We took the underground from there to hers and her mother's house on the edge of the town. Elfriede, who was before a trip to her partner in Munich, went to put the food she had bought for her mother in the modest refrigerator. She left me in a small living room which had only a grand piano, a transparent chair hanging like a swing, a desk, and panoramic windows facing a large natural garden and a pond - not one of those manufactured models, but real water and vegetation touching it and in it.
No buses, no cars. Just the sound of birds busy preparing dinner.
I went out to the pond, tears gathering in my eyes as I was thinking,
At such a place one can be only happy.
The dog clung to me and because I was worried that her heavy breathing would cover Elfriede's voice in the recording, I pushed her away a few times before Elfriede said - Not right the first time! - said gently,
"Push her aside softly, because she falls. Her rear legs have nothing to hold on to, her tights are impaired from birth. She's a poor thing."
Elfriede has an uncle in Denver, Colorado, in the United States, with whom she corresponds. His father, Albert Felsenburg, was a journalist, a colleague of Herzel's they were both writing for the Neue Freie Press, and then, as Elfriede read to me from her uncle's letter,
"Then the pogroms stormed Russia and dad said, 'Theo, I read and hear such horrible things about what the Cossacks do to the Jews. Go to Russia and see if it's true.'
Herzel went and saw that it was even worse and he founded the Zionist movement. My father was among the first members."

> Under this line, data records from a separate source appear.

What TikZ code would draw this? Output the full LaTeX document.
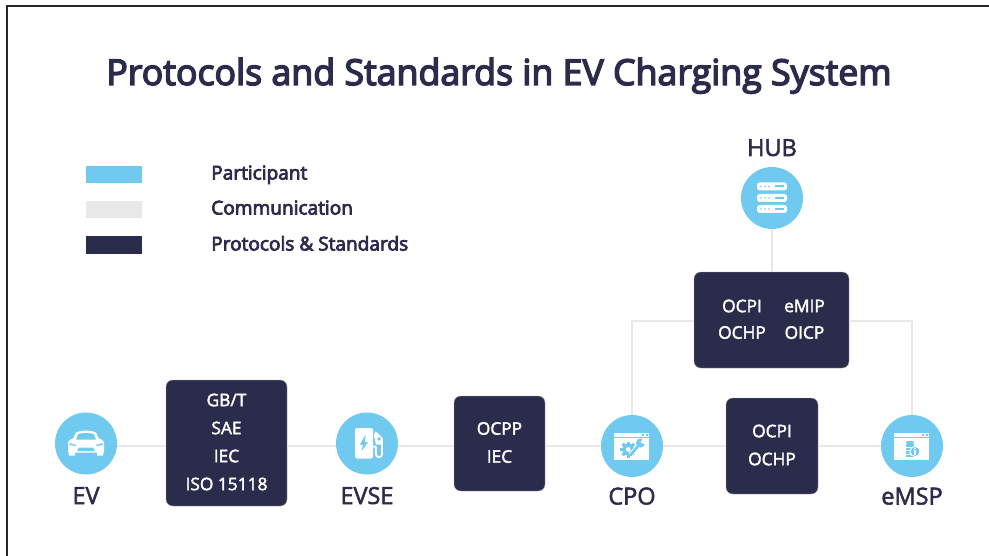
\documentclass[tikz,border=0pt]{standalone}
\usepackage{fontspec}
\setmainfont{Open Sans}
\newfontfamily\semib[FakeBold=4]{Open Sans}
\newfontfamily\medw[FakeBold=2.2]{Open Sans}
\definecolor{navy}{HTML}{2B2B4C}
\definecolor{sky}{HTML}{70C9EF}
\definecolor{lgray}{HTML}{E8E8E8}
\tikzset{
  part/.style={circle,fill=sky,minimum size=46.5pt,inner sep=0},
  proto/.style={rounded corners=5pt,fill=navy,draw=navy!40!white,line width=.3pt,text=white,font=\medw\fontsize{13}{21}\selectfont,align=center,inner sep=0},
  ptext/.style={text=white,font=\medw\fontsize{13}{16}\selectfont},
  comm/.style={draw=lgray,line width=2.1pt},
  lab/.style={text=navy,anchor=base,font=\medw\fontsize{17.6}{20}\selectfont},
  leg/.style={text=navy,anchor=base west,inner sep=0,font=\semib\fontsize{14.3}{16}\selectfont},
  swatch/.style={minimum width=42pt,minimum height=13pt,inner sep=0}
}
\begin{document}
\begin{tikzpicture}[x=.75pt,y=-.75pt]
\useasboundingbox (0,0) rectangle (989,556);
\draw[line width=1.5pt,color=black!85] (6.5,556) -- (6.5,6.5) -- (989,6.5);
\node[text=navy,anchor=base,font=\semib\fontsize{26.8}{32}\selectfont] (title) at (499,85) {Protocols and Standards in EV Charging System};
% legend
\node[swatch,fill=sky] (s1) at (114,174.5) {};
\node[swatch,fill=lgray] (s2) at (114,209.5) {};
\node[swatch,fill=navy] (s3) at (114,245) {};
\node[leg] (l1) at (211,179.5) {Participant};
\node[leg] (l2) at (211,214.5) {Communication};
\node[leg] (l3) at (211,250.5) {Protocols \& Standards};
% participants
\node[part] (ev) at (86,443.5) {};
\node[part] (evse) at (367,443.5) {};
\node[part] (cpo) at (632,446) {};
\node[part] (emsp) at (912,446) {};
\node[part] (hub) at (772,198) {};
% protocol boxes
\node[proto,minimum width=90.75pt,minimum height=94.5pt] (b1) at (226.5,443) {};
\node[proto,minimum width=68.25pt,minimum height=71.25pt] (b2) at (499.5,443.5) {};
\node[proto,minimum width=69pt,minimum height=72pt] (b3) at (772,446) {};
\node[proto,minimum width=116.25pt,minimum height=72pt] (b4) at (771.5,320) {};
\node[proto,fill=none,draw=none] (tb1) at (226.5,442) {GB/T\\SAE\\IEC\\ISO 15118};
\node[proto,fill=none,draw=none] (tb2) at (499.5,442.5) {OCPP\\IEC};
\node[proto,fill=none,draw=none] (tb3) at (772,445) {OCPI\\OCHP};
\node[ptext] (t1) at (742,306) {OCPI};
\node[ptext] (t2) at (804.5,306) {eMIP};
\node[ptext] (t3) at (742,332.5) {OCHP};
\node[ptext] (t4) at (804.5,332.5) {OICP};
% connectors
\draw[comm] (ev.east |- 0,446) -- (b1.west |- 0,446);
\draw[comm] (b1.east |- 0,446) -- (evse.west |- 0,446);
\draw[comm] (evse.east |- 0,446) -- (b2.west |- 0,446);
\draw[comm] (b2.east |- 0,446) -- (cpo.west);
\draw[comm] (cpo.east) -- (b3.west |- cpo.east);
\draw[comm] (b3.east |- emsp.west) -- (emsp.west);
\draw[comm] (hub.south) -- (b4.north -| hub.south);
\draw[comm] (b4.west |- 0,321) -- (cpo.north |- 0,321) -- (cpo.north);
\draw[comm] (b4.east |- 0,321) -- (emsp.north |- 0,321) -- (emsp.north);
% labels
\node[lab] (n1) at (86,504) {EV};
\node[lab] (n2) at (367,504) {EVSE};
\node[lab] (n3) at (632,504.5) {CPO};
\node[lab] (n4) at (912,504.5) {eMSP};
\node[lab] (n5) at (772,156) {HUB};
% EV icon
\begin{scope}[shift={(86,443.5)}]
\fill[white,even odd rule] (-18,7) -- (-18,-1) .. controls (-18,-4) and (-15,-4) .. (-13,-5) -- (-10,-11) .. controls (-5,-13.5) and (5,-13.5) .. (10,-11) -- (13,-5) .. controls (15,-4) and (18,-4) .. (18,-1) -- (18,7) -- (17,12) -- (11,12) -- (11,9) -- (-11,9) -- (-11,12) -- (-17,12) -- (-18,7) -- cycle
 (-10,-4) -- (10,-4) -- (8,-9.5) .. controls (3,-11) and (-3,-11) .. (-8,-9.5) -- cycle;
\fill[sky] (-9,7.5) -- (-7,4) -- (7,4) -- (9,7.5) -- cycle;
\fill[sky] (-16.5,-0.5) -- (-10,1.5) -- (-10,2.5) -- (-16.5,1.5) -- cycle;
\fill[sky] (16.5,-0.5) -- (10,1.5) -- (10,2.5) -- (16.5,1.5) -- cycle;
\end{scope}
% EVSE icon
\begin{scope}[shift={(367,443.5)}]
\fill[white,rounded corners=1.5pt] (-12,-15.5) rectangle (6,15);
\fill[sky] (-1.5,-9) -- (-7,1) -- (-4,1) -- (-5.5,8) -- (1,-1.5) -- (-2,-1.5) -- cycle;
\draw[white,line width=1.4pt,line cap=round,line join=round] (6,3) -- (8,3) .. controls (9,3) and (9,4) .. (9,6) -- (9,11) .. controls (9,14.5) and (15,14.5) .. (15,11) -- (15,-5);
\fill[white] (7,-8) -- (8,-12) -- (10,-11) -- (15,-6) -- (15.5,-1) -- (15.5,1) -- (9,1) -- cycle;
\fill[sky] (12,-4.5) circle (1.4pt);
\end{scope}
% CPO icon
\begin{scope}[shift={(632,446.5)}]
\fill[white] (-18,-13.5) rectangle (17,13.5);
\fill[sky] (-18,-9.5) rectangle (17,-8.9);
\fill[sky] (10,-12.3) rectangle (12,-10.5);
\fill[sky] (13.5,-12.3) rectangle (15.5,-10.5);
\begin{scope}[shift={(-3.7,3)}]
\foreach \a in {0,45,...,135}
 \fill[sky,rotate=\a] (-1.6,-8) rectangle (1.6,8);
\fill[sky] (0,0) circle (4.4pt);
\fill[white] (0,0) circle (1.8pt);
\end{scope}
\draw[white,line width=3.4pt] (-1.3,8.5) -- (8,-3);
\draw[sky,line width=2pt,line cap=round] (-1.3,8.5) -- (8,-3);
\fill[sky] (8.5,-3.5) circle (3.4pt);
\fill[white] (10.5,-8) -- (8.5,-3.5) -- (13,-2.5) -- (15,-6) -- cycle;
\end{scope}
% eMSP icon
\begin{scope}[shift={(912,446.5)}]
\fill[white] (-18,-13.5) rectangle (17,13.5);
\fill[sky] (-18,-9.5) rectangle (17,-8.9);
\fill[sky] (10,-12.3) rectangle (12,-10.5);
\fill[sky] (13.5,-12.3) rectangle (15.5,-10.5);
\fill[sky] (-2,-4) ellipse (3.2pt and 1.3pt);
\foreach \yy in {-1,2.5,6,9.5} \fill[sky] (-6.3,\yy-1.1) rectangle (2,\yy+1.1);
\fill[white] (3,5) circle (4.2pt);
\fill[sky] (3,5) circle (3.3pt);
\fill[white] (2.2,3.7) rectangle (3.8,8.4);
\fill[white] (2.2,1.6) rectangle (3.8,2.9);
\end{scope}
% HUB icon
\begin{scope}[shift={(772,198)}]
\foreach \yy in {-11.5,0,11} {
 \fill[white,rounded corners=2pt] (-15,\yy-4) rectangle (15,\yy+4);
 \fill[sky] (3,\yy-1) rectangle (12,\yy+1);
 \foreach \xx in {-11,-7,-3} \fill[sky] (\xx,\yy) circle (.7pt);
}
\end{scope}
\end{tikzpicture}
\end{document}
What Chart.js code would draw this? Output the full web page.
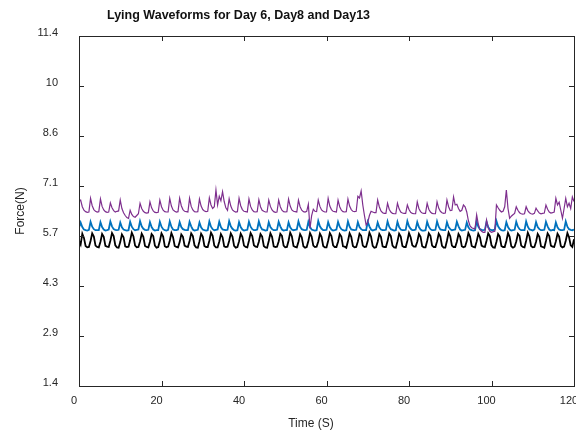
<!DOCTYPE html>
<html>
<head>
<meta charset="utf-8">
<script src="https://cdn.jsdelivr.net/npm/chart.js@4.4.1/dist/chart.umd.min.js"></script>
<style>
  body { margin: 0; background: #fff; }
  canvas { display: block; }
</style>
</head>
<body>
<canvas id="myChart" width="576" height="435"></canvas>
<script>
// samples every 0.4 s, 0 - 120 s
const sampleStep = 0.4;

const yTicks = [1.4286, 2.8571, 4.2857, 5.7143, 7.1429, 8.5714, 10.0, 11.4286];
const yTickLabels = ['1.4', '2.9', '4.3', '5.7', '7.1', '8.6', '10', '11.4'];
const xTicks = [0, 20, 40, 60, 80, 100, 120];

// Day 13
const day13 = [
  6.70, 6.74, 6.55, 6.45, 6.41, 6.39,
  6.40, 6.79, 6.58, 6.47, 6.42, 6.40,
  6.41, 6.77, 6.56, 6.46, 6.41, 6.39,
  6.40, 6.66, 6.52, 6.44, 6.40, 6.42,
  6.43, 6.74, 6.50, 6.38, 6.30, 6.24,
  6.22, 6.45, 6.33, 6.27, 6.25, 6.30,
  6.35, 6.65, 6.50, 6.42, 6.38, 6.37,
  6.38, 6.69, 6.52, 6.43, 6.39, 6.38,
  6.39, 6.74, 6.55, 6.45, 6.41, 6.40,
  6.40, 6.79, 6.57, 6.46, 6.42, 6.40,
  6.41, 6.79, 6.58, 6.47, 6.42, 6.41,
  6.40, 6.79, 6.56, 6.46, 6.41, 6.40,
  6.41, 6.77, 6.57, 6.47, 6.43, 6.41,
  6.42, 6.80, 6.60, 6.50, 6.55, 7.03,
  6.60, 6.85, 6.72, 6.98, 6.70, 6.52,
  6.45, 6.78, 6.57, 6.46, 6.42, 6.40,
  6.41, 6.79, 6.58, 6.47, 6.42, 6.41,
  6.40, 6.77, 6.56, 6.46, 6.41, 6.40,
  6.41, 6.75, 6.55, 6.45, 6.42, 6.40,
  6.40, 6.74, 6.56, 6.46, 6.41, 6.39,
  6.40, 6.74, 6.55, 6.45, 6.41, 6.40,
  6.41, 6.77, 6.57, 6.46, 6.42, 6.41,
  6.40, 6.74, 6.55, 6.45, 6.41, 6.40,
  6.42, 6.62, 5.93, 6.30, 6.48, 6.42,
  6.41, 6.74, 6.56, 6.46, 6.42, 6.40,
  6.40, 6.79, 6.57, 6.47, 6.42, 6.41,
  6.40, 6.74, 6.55, 6.45, 6.41, 6.40,
  6.41, 6.77, 6.57, 6.47, 6.42, 6.41,
  6.42, 6.85, 6.80, 7.00, 6.60, 6.30,
  6.03, 6.10, 6.30, 6.42, 6.40, 6.38,
  6.38, 6.74, 6.55, 6.43, 6.38, 6.36,
  6.36, 6.65, 6.48, 6.40, 6.36, 6.35,
  6.35, 6.65, 6.49, 6.40, 6.37, 6.36,
  6.36, 6.60, 6.47, 6.39, 6.36, 6.35,
  6.35, 6.69, 6.50, 6.41, 6.37, 6.36,
  6.36, 6.65, 6.48, 6.40, 6.36, 6.35,
  6.35, 6.69, 6.51, 6.42, 6.38, 6.36,
  6.37, 6.74, 6.55, 6.44, 6.45, 6.83,
  6.60, 6.62, 6.50, 6.42, 6.45, 6.60,
  6.55, 6.40, 6.15, 6.00, 5.95, 5.93,
  5.92, 6.32, 6.05, 5.90, 5.85, 5.82,
  5.82, 6.17, 5.95, 5.85, 5.82, 5.84,
  5.85, 6.60, 6.52, 6.45, 6.40, 6.42,
  6.55, 7.03, 6.50, 6.22, 6.28, 6.32,
  6.36, 6.55, 6.45, 6.38, 6.35, 6.34,
  6.35, 6.55, 6.44, 6.38, 6.35, 6.34,
  6.36, 6.51, 6.43, 6.37, 6.35, 6.36,
  6.37, 6.60, 6.48, 6.40, 6.37, 6.38,
  6.40, 6.79, 6.60, 6.68, 6.45, 6.22,
  6.50, 6.79, 6.55, 6.65, 6.50, 6.83,
  6.70
];

// Day 8
const day8 = [
  5.95, 6.10, 5.97, 5.90, 5.88, 5.87,
  5.89, 6.12, 5.98, 5.91, 5.88, 5.88,
  5.88, 6.11, 5.97, 5.90, 5.87, 5.88,
  5.90, 6.13, 5.99, 5.91, 5.89, 5.88,
  5.89, 6.10, 5.96, 5.90, 5.88, 5.87,
  5.88, 6.12, 5.98, 5.91, 5.88, 5.89,
  5.90, 6.14, 5.99, 5.92, 5.89, 5.88,
  5.89, 6.11, 5.97, 5.90, 5.87, 5.88,
  5.88, 6.12, 5.98, 5.91, 5.88, 5.87,
  5.89, 6.13, 5.98, 5.90, 5.88, 5.88,
  5.90, 6.11, 5.97, 5.91, 5.89, 5.88,
  5.88, 6.12, 5.99, 5.90, 5.87, 5.88,
  5.89, 6.10, 5.96, 5.90, 5.88, 5.87,
  5.88, 6.13, 5.98, 5.91, 5.88, 5.89,
  5.90, 6.12, 5.97, 5.90, 5.89, 5.88,
  5.89, 6.14, 5.99, 5.92, 5.88, 5.87,
  5.88, 6.11, 5.97, 5.90, 5.87, 5.88,
  5.89, 6.12, 5.98, 5.91, 5.88, 5.88,
  5.90, 6.13, 5.98, 5.90, 5.89, 5.87,
  5.88, 6.11, 5.97, 5.91, 5.88, 5.88,
  5.89, 6.12, 5.99, 5.90, 5.87, 5.88,
  5.88, 6.10, 5.96, 5.90, 5.88, 5.89,
  5.90, 6.13, 5.98, 5.91, 5.89, 5.88,
  5.89, 6.12, 5.97, 5.90, 5.88, 5.87,
  5.88, 6.14, 5.99, 5.92, 5.88, 5.88,
  5.89, 6.11, 5.97, 5.90, 5.87, 5.88,
  5.90, 6.12, 5.98, 5.91, 5.88, 5.87,
  5.88, 6.13, 5.98, 5.90, 5.89, 5.88,
  5.89, 6.11, 5.97, 5.91, 5.88, 5.88,
  5.88, 6.12, 5.99, 5.90, 5.87, 5.89,
  5.90, 6.10, 5.96, 5.90, 5.88, 5.88,
  5.89, 6.13, 5.98, 5.91, 5.89, 5.87,
  5.88, 6.12, 5.97, 5.90, 5.88, 5.88,
  5.89, 6.14, 5.99, 5.92, 5.88, 5.88,
  5.90, 6.11, 5.97, 5.90, 5.87, 5.87,
  5.88, 6.12, 5.98, 5.91, 5.88, 5.88,
  5.89, 6.13, 5.98, 5.90, 5.89, 5.88,
  5.88, 6.11, 5.97, 5.91, 5.88, 5.89,
  5.90, 6.12, 5.99, 5.90, 5.87, 5.88,
  5.89, 6.10, 5.96, 5.90, 5.88, 5.87,
  5.88, 6.13, 5.98, 5.91, 5.89, 5.88,
  5.89, 6.12, 5.97, 5.90, 5.88, 5.88,
  5.90, 6.14, 5.99, 5.92, 5.88, 5.87,
  5.88, 6.11, 5.97, 5.90, 5.87, 5.88,
  5.89, 6.12, 5.98, 5.91, 5.88, 5.88,
  5.88, 6.13, 5.98, 5.90, 5.89, 5.87,
  5.90, 6.11, 5.97, 5.91, 5.88, 5.88,
  5.89, 6.12, 5.99, 5.90, 5.87, 5.89,
  5.88, 6.10, 5.96, 5.90, 5.88, 5.88,
  5.89, 6.13, 5.98, 5.91, 5.89, 5.88,
  5.90
];

// Day 6
const day6 = [
  5.58, 5.47, 5.78, 5.66, 5.43, 5.39,
  5.40, 5.57, 5.79, 5.70, 5.44, 5.40,
  5.39, 5.55, 5.77, 5.69, 5.43, 5.41,
  5.40, 5.58, 5.80, 5.71, 5.45, 5.39,
  5.38, 5.54, 5.76, 5.68, 5.42, 5.40,
  5.41, 5.59, 5.81, 5.70, 5.44, 5.39,
  5.40, 5.56, 5.78, 5.69, 5.43, 5.40,
  5.39, 5.55, 5.77, 5.71, 5.44, 5.38,
  5.40, 5.57, 5.79, 5.70, 5.42, 5.39,
  5.41, 5.58, 5.80, 5.68, 5.43, 5.40,
  5.39, 5.54, 5.76, 5.69, 5.44, 5.41,
  5.40, 5.57, 5.79, 5.71, 5.45, 5.39,
  5.38, 5.56, 5.78, 5.70, 5.43, 5.40,
  5.40, 5.58, 5.81, 5.72, 5.44, 5.39,
  5.39, 5.55, 5.77, 5.68, 5.42, 5.40,
  5.41, 5.57, 5.79, 5.70, 5.43, 5.38,
  5.40, 5.56, 5.78, 5.69, 5.44, 5.40,
  5.39, 5.58, 5.80, 5.71, 5.45, 5.41,
  5.40, 5.55, 5.77, 5.70, 5.43, 5.39,
  5.38, 5.57, 5.79, 5.69, 5.42, 5.40,
  5.41, 5.56, 5.78, 5.72, 5.44, 5.39,
  5.40, 5.58, 5.81, 5.71, 5.43, 5.40,
  5.39, 5.55, 5.77, 5.68, 5.42, 5.38,
  5.40, 5.57, 5.80, 5.70, 5.44, 5.40,
  5.41, 5.56, 5.78, 5.69, 5.43, 5.39,
  5.39, 5.58, 5.80, 5.71, 5.45, 5.40,
  5.40, 5.55, 5.77, 5.70, 5.42, 5.41,
  5.38, 5.57, 5.79, 5.69, 5.43, 5.39,
  5.40, 5.56, 5.78, 5.72, 5.44, 5.40,
  5.41, 5.58, 5.81, 5.70, 5.43, 5.38,
  5.39, 5.55, 5.77, 5.69, 5.42, 5.40,
  5.40, 5.57, 5.79, 5.71, 5.44, 5.39,
  5.38, 5.56, 5.78, 5.70, 5.43, 5.40,
  5.40, 5.58, 5.80, 5.68, 5.45, 5.41,
  5.41, 5.55, 5.77, 5.69, 5.42, 5.39,
  5.39, 5.57, 5.79, 5.72, 5.44, 5.40,
  5.40, 5.56, 5.78, 5.70, 5.43, 5.38,
  5.38, 5.58, 5.81, 5.71, 5.44, 5.40,
  5.40, 5.55, 5.77, 5.69, 5.42, 5.39,
  5.41, 5.57, 5.80, 5.70, 5.43, 5.40,
  5.39, 5.56, 5.78, 5.68, 5.44, 5.41,
  5.40, 5.58, 5.79, 5.71, 5.45, 5.39,
  5.38, 5.55, 5.77, 5.70, 5.43, 5.40,
  5.40, 5.57, 5.80, 5.69, 5.42, 5.38,
  5.41, 5.56, 5.78, 5.72, 5.44, 5.40,
  5.39, 5.58, 5.81, 5.70, 5.43, 5.39,
  5.40, 5.55, 5.77, 5.69, 5.42, 5.40,
  5.38, 5.57, 5.79, 5.71, 5.44, 5.41,
  5.40, 5.56, 5.78, 5.70, 5.43, 5.39,
  5.41, 5.58, 5.80, 5.68, 5.45, 5.40,
  5.62
];

const FONT = "'Liberation Sans', Arial, sans-serif";
const TEXT = '#262626';

function toPoints(values) {
    return values.map((v, i) => ({ x: i * sampleStep, y: v }));
}

// box around the plot with inward ticks on all four sides
const frameTicks = {
    id: 'frameTicks',
    afterDraw(chart) {
        const { ctx, chartArea: a, scales } = chart;
        const len = 5;
        ctx.save();
        ctx.strokeStyle = TEXT;
        ctx.lineWidth = 1;
        ctx.beginPath();
        xTicks.forEach(v => {
            const x = Math.round(scales.x.getPixelForValue(v)) + 0.5;
            ctx.moveTo(x, a.bottom); ctx.lineTo(x, a.bottom - len);
            ctx.moveTo(x, a.top); ctx.lineTo(x, a.top + len);
        });
        yTicks.forEach(v => {
            const y = Math.round(scales.y.getPixelForValue(v)) + 0.5;
            ctx.moveTo(a.left, y); ctx.lineTo(a.left + len, y);
            ctx.moveTo(a.right, y); ctx.lineTo(a.right - len, y);
        });
        ctx.stroke();
        ctx.strokeRect(Math.round(a.left) + 0.5, Math.round(a.top) + 0.5,
            Math.round(a.right - a.left), Math.round(a.bottom - a.top));
        ctx.restore();
    }
};

// title and axis names
const labels = {
    id: 'labels',
    afterDraw(chart) {
        const { ctx, chartArea: a } = chart;
        ctx.save();
        ctx.fillStyle = '#111';
        ctx.font = 'bold 12.5px ' + FONT;
        ctx.textBaseline = 'middle';
        ctx.textAlign = 'left';
        ctx.fillText('Lying Waveforms for Day 6, Day8 and Day13', 107, 16);

        ctx.fillStyle = TEXT;
        ctx.font = '12px ' + FONT;
        ctx.textAlign = 'center';
        ctx.fillText('Time (S)', 311, 424);

        ctx.translate(21, (a.top + a.bottom) / 2);
        ctx.rotate(-Math.PI / 2);
        ctx.fillText('Force(N)', 0, 0);
        ctx.restore();
    }
};

const ctx = document.getElementById('myChart');
const myChart = new Chart(ctx, {
    type: 'line',
    data: {
        datasets: [{
            label: 'Day13',
            data: toPoints(day13),
            borderColor: 'rgb(126, 47, 142)',
            borderWidth: 1.2
        }, {
            label: 'Day8',
            data: toPoints(day8),
            borderColor: 'rgb(0, 114, 189)',
            borderWidth: 1.8
        }, {
            label: 'Day 6',
            data: toPoints(day6),
            borderColor: '#000000',
            borderWidth: 1.8
        }]
    },
    options: {
        responsive: false,
        animation: false,
        devicePixelRatio: 1,
        elements: { point: { radius: 0 }, line: { tension: 0 } },
        layout: { padding: { top: 36, right: 2, left: 0, bottom: 0 } },
        plugins: {
            legend: { display: false },
            tooltip: { enabled: false },
            title: { display: false }
        },
        scales: {
            x: {
                type: 'linear',
                min: 0,
                max: 120,
                grid: { display: false, drawTicks: false },
                border: { display: false },
                afterBuildTicks: axis => { axis.ticks = xTicks.map(v => ({ value: v })); },
                afterFit: axis => {
                    axis.height = 49;
                    axis.paddingLeft = 0;
                    axis.paddingRight = 0;
                },
                ticks: {
                    font: { family: FONT, size: 11 },
                    color: TEXT,
                    padding: 8,
                    labelOffset: -5,
                    maxRotation: 0
                }
            },
            y: {
                min: yTicks[0],
                max: yTicks[yTicks.length - 1],
                grid: { display: false, drawTicks: false },
                border: { display: false },
                afterBuildTicks: axis => { axis.ticks = yTicks.map(v => ({ value: v })); },
                afterFit: axis => {
                    axis.width = 79;
                    axis.paddingTop = 0;
                    axis.paddingBottom = 0;
                },
                ticks: {
                    font: { family: FONT, size: 11 },
                    color: TEXT,
                    padding: 21,
                    labelOffset: -3,
                    callback: (value, index) => yTickLabels[index]
                }
            }
        }
    },
    plugins: [frameTicks, labels]
});
</script>
</body>
</html>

Albert Felsenburg was sent to the Dachau concentration camp on the first day the Germans came to Austria. He was handed over by his Christian fellow workers at the newspaper.
She said, "The story with Herzel is a legend in our family. I think it is a true story. So that we have a share in the founding of the Zionist movement - which led to the founding of the state of Israel."
Before the meeting, corresponding from Israel, I told her about "Noffey Haneffesh" - Soul Landscapes - the book I was working on.
I had no clue then to where this book will lead me.
In Vienna, I listened.
It got dark. One tape after the other I kept changing.
She said, in a tiredly tranquil voice,
"It's been ages since I've last spoken that much."
In the corridor, on my way out, she showed me the signs in the door left from the times her father - torn by guilt, or by an erased memory - would cut in it, as the door was kept locked so he won't wander out and get lost.
Now as then in my ears rings Elfriede's melodious voice, singing that famous line from The Feldermouse operetta by Johan Straus. 'Those are happy who forget what can't be changed.'"
A very popular song. Everybody knows and whistles it. Every year on New Year's Eve this operetta is shown on television. Even children can sing it.
"This is Happy Happy Austria," she had said then.
I came back to Eva. In an adjunct room she had a pair of terribly noisy parrots. She covered their cage, closed the double doors, and the echo of their shrill voiced remained with us as the smell of burnt food, sinking into the rich carpets and sofas.
While Eva, standing at the oven burners kept repeating:
"Everybody is already sick of hearing about the Holocaust. It was more than fifty years ago! It's boring!"